START

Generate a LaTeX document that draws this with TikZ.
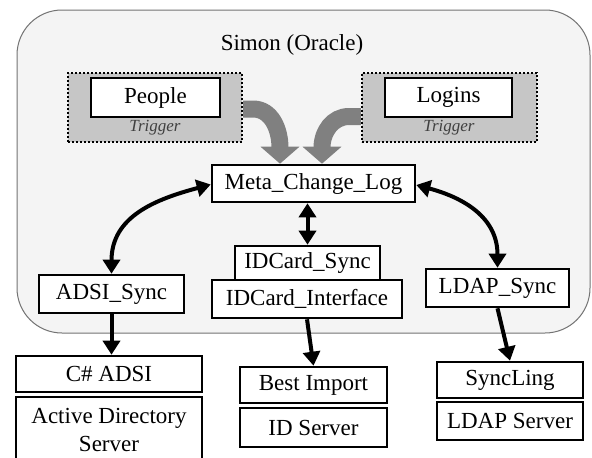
\documentclass[tikz,border=0pt]{standalone}
\usepackage{fontspec}
\setmainfont{Liberation Serif}
\newfontfamily\tnr{Liberation Serif}
\usetikzlibrary{arrows.meta,calc}
\begin{document}
\begin{tikzpicture}[x=1pt,y=1pt,
  box/.style={draw=black,line width=2.6pt,fill=white,inner sep=0pt,
    font=\tnr\fontsize{23}{28}\selectfont,align=center},
  trig/.style={draw=black,line width=2.2pt,dash pattern=on 2pt off 2pt,
    fill=gray!45,inner sep=0pt},
  trigtext/.style={font=\tnr\fontsize{17}{20}\selectfont\itshape,text=black!75},
  title/.style={font=\tnr\fontsize{23}{28}\selectfont},
  area/.style={draw=black!55,line width=1pt,fill=gray!9,rounded corners=45pt,inner sep=0pt},
  bi/.style={line width=4pt,{Triangle[length=14pt,width=17pt]}-{Triangle[length=14pt,width=17pt]}},
  uni/.style={line width=4pt,-{Triangle[length=14pt,width=17pt]}},
  fat/.style={line width=17pt,draw=black!50,-{Triangle[length=17pt,width=38pt]}}]
\useasboundingbox (0,0) rectangle (592,-458);
\fill[white] (0,0) rectangle (592,-458);

% outer area
\node[area,minimum width=573pt,minimum height=323pt] (simon) at (303.5,-171.5) {};
\node[title] (simontitle) at (292,-45) {Simon (Oracle)};

% triggers
\node[trig,minimum width=174pt,minimum height=69pt] (pout) at (155,-107.5) {};
\node[trig,minimum width=175pt,minimum height=69pt] (lout) at (449.5,-107.5) {};
\node[box,minimum width=129pt,minimum height=39pt] (people) at (155.5,-97.5) {People};
\node[box,minimum width=127pt,minimum height=39pt] (logins) at (448.5,-97.5) {Logins};
\node[trigtext] (ptrig) at (155,-128) {Trigger};
\node[trigtext] (ltrig) at (449,-128) {Trigger};

% central log
\node[box,minimum width=203pt,minimum height=37pt] (meta) at (313.5,-183.5) {Meta\_Change\_Log};

% sync boxes
\node[box,minimum width=145pt,minimum height=38pt] (adsi) at (111.5,-294) {ADSI\_Sync};
\node[box,minimum width=145pt,minimum height=34pt] (idsync) at (307.5,-263) {IDCard\_Sync};
\node[box,minimum width=190pt,minimum height=38pt] (idif) at (307,-299) {IDCard\_Interface};
\node[box,minimum width=143pt,minimum height=38pt] (ldap) at (497.5,-288) {LDAP\_Sync};

% external boxes
\node[box,minimum width=186pt,minimum height=36pt] (csadsi) at (109,-374) {C\# ADSI};
\node[box,minimum width=186pt,minimum height=66pt] (adserver) at (109,-430) {Active Directory\\Server};
\node[box,minimum width=147pt,minimum height=36pt] (best) at (313.5,-385) {Best Import};
\node[box,minimum width=147pt,minimum height=39pt] (idserver) at (313.5,-427.5) {ID Server};
\node[box,minimum width=146pt,minimum height=36pt] (syncling) at (510,-380) {SyncLing};
\node[box,minimum width=146pt,minimum height=38pt] (ldapserver) at (510,-421) {LDAP Server};

% gray trigger arrows
\draw[fat] ($(pout.east)+(0,-1.5)$) -- ++(10,0) to[out=0,in=90] ($(meta.north)+(-33.5,16)$) -- ($(meta.north)+(-33.5,0)$);
\draw[fat] ($(lout.west)+(0,-9)$) -- ++(-12,0) to[out=180,in=90] ($(meta.north)+(8.5,16)$) -- ($(meta.north)+(8.5,0)$);

% black connectors
\draw[bi] ($(meta.west)+(0,-1)$) to[out=195,in=90,looseness=1.1] (adsi.north);
\draw[bi] ($(meta.east)+(0,-1.5)$) to[out=-15,in=90,looseness=1.1] (ldap.north);
\draw[bi] (idsync.north |- meta.south) -- (idsync.north);
\draw[uni] (adsi.south) -- (adsi.south |- csadsi.north);
\draw[uni] (idif.south) -- (best.north);
\draw[uni] (ldap.south) -- (syncling.north);
\end{tikzpicture}
\end{document}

END

__WHAT IS NEEDED__
Retype the whole listing exactly and leave the pictures out.

__COMPLETED EXERCISE__
Generate a LaTeX document that draws this with TikZ.
\documentclass[tikz,border=0pt]{standalone}
\usepackage{fontspec}
\setmainfont{Liberation Serif}
\newfontfamily\tnr{Liberation Serif}
\usetikzlibrary{arrows.meta,calc}
\begin{document}
\begin{tikzpicture}[x=1pt,y=1pt,
  box/.style={draw=black,line width=2.6pt,fill=white,inner sep=0pt,
    font=\tnr\fontsize{23}{28}\selectfont,align=center},
  trig/.style={draw=black,line width=2.2pt,dash pattern=on 2pt off 2pt,
    fill=gray!45,inner sep=0pt},
  trigtext/.style={font=\tnr\fontsize{17}{20}\selectfont\itshape,text=black!75},
  title/.style={font=\tnr\fontsize{23}{28}\selectfont},
  area/.style={draw=black!55,line width=1pt,fill=gray!9,rounded corners=45pt,inner sep=0pt},
  bi/.style={line width=4pt,{Triangle[length=14pt,width=17pt]}-{Triangle[length=14pt,width=17pt]}},
  uni/.style={line width=4pt,-{Triangle[length=14pt,width=17pt]}},
  fat/.style={line width=17pt,draw=black!50,-{Triangle[length=17pt,width=38pt]}}]
\useasboundingbox (0,0) rectangle (592,-458);
\fill[white] (0,0) rectangle (592,-458);

% outer area
\node[area,minimum width=573pt,minimum height=323pt] (simon) at (303.5,-171.5) {};
\node[title] (simontitle) at (292,-45) {Simon (Oracle)};

% triggers
\node[trig,minimum width=174pt,minimum height=69pt] (pout) at (155,-107.5) {};
\node[trig,minimum width=175pt,minimum height=69pt] (lout) at (449.5,-107.5) {};
\node[box,minimum width=129pt,minimum height=39pt] (people) at (155.5,-97.5) {People};
\node[box,minimum width=127pt,minimum height=39pt] (logins) at (448.5,-97.5) {Logins};
\node[trigtext] (ptrig) at (155,-128) {Trigger};
\node[trigtext] (ltrig) at (449,-128) {Trigger};

% central log
\node[box,minimum width=203pt,minimum height=37pt] (meta) at (313.5,-183.5) {Meta\_Change\_Log};

% sync boxes
\node[box,minimum width=145pt,minimum height=38pt] (adsi) at (111.5,-294) {ADSI\_Sync};
\node[box,minimum width=145pt,minimum height=34pt] (idsync) at (307.5,-263) {IDCard\_Sync};
\node[box,minimum width=190pt,minimum height=38pt] (idif) at (307,-299) {IDCard\_Interface};
\node[box,minimum width=143pt,minimum height=38pt] (ldap) at (497.5,-288) {LDAP\_Sync};

% external boxes
\node[box,minimum width=186pt,minimum height=36pt] (csadsi) at (109,-374) {C\# ADSI};
\node[box,minimum width=186pt,minimum height=66pt] (adserver) at (109,-430) {Active Directory\\Server};
\node[box,minimum width=147pt,minimum height=36pt] (best) at (313.5,-385) {Best Import};
\node[box,minimum width=147pt,minimum height=39pt] (idserver) at (313.5,-427.5) {ID Server};
\node[box,minimum width=146pt,minimum height=36pt] (syncling) at (510,-380) {SyncLing};
\node[box,minimum width=146pt,minimum height=38pt] (ldapserver) at (510,-421) {LDAP Server};

% gray trigger arrows
\draw[fat] ($(pout.east)+(0,-1.5)$) -- ++(10,0) to[out=0,in=90] ($(meta.north)+(-33.5,16)$) -- ($(meta.north)+(-33.5,0)$);
\draw[fat] ($(lout.west)+(0,-9)$) -- ++(-12,0) to[out=180,in=90] ($(meta.north)+(8.5,16)$) -- ($(meta.north)+(8.5,0)$);

% black connectors
\draw[bi] ($(meta.west)+(0,-1)$) to[out=195,in=90,looseness=1.1] (adsi.north);
\draw[bi] ($(meta.east)+(0,-1.5)$) to[out=-15,in=90,looseness=1.1] (ldap.north);
\draw[bi] (idsync.north |- meta.south) -- (idsync.north);
\draw[uni] (adsi.south) -- (adsi.south |- csadsi.north);
\draw[uni] (idif.south) -- (best.north);
\draw[uni] (ldap.south) -- (syncling.north);
\end{tikzpicture}
\end{document}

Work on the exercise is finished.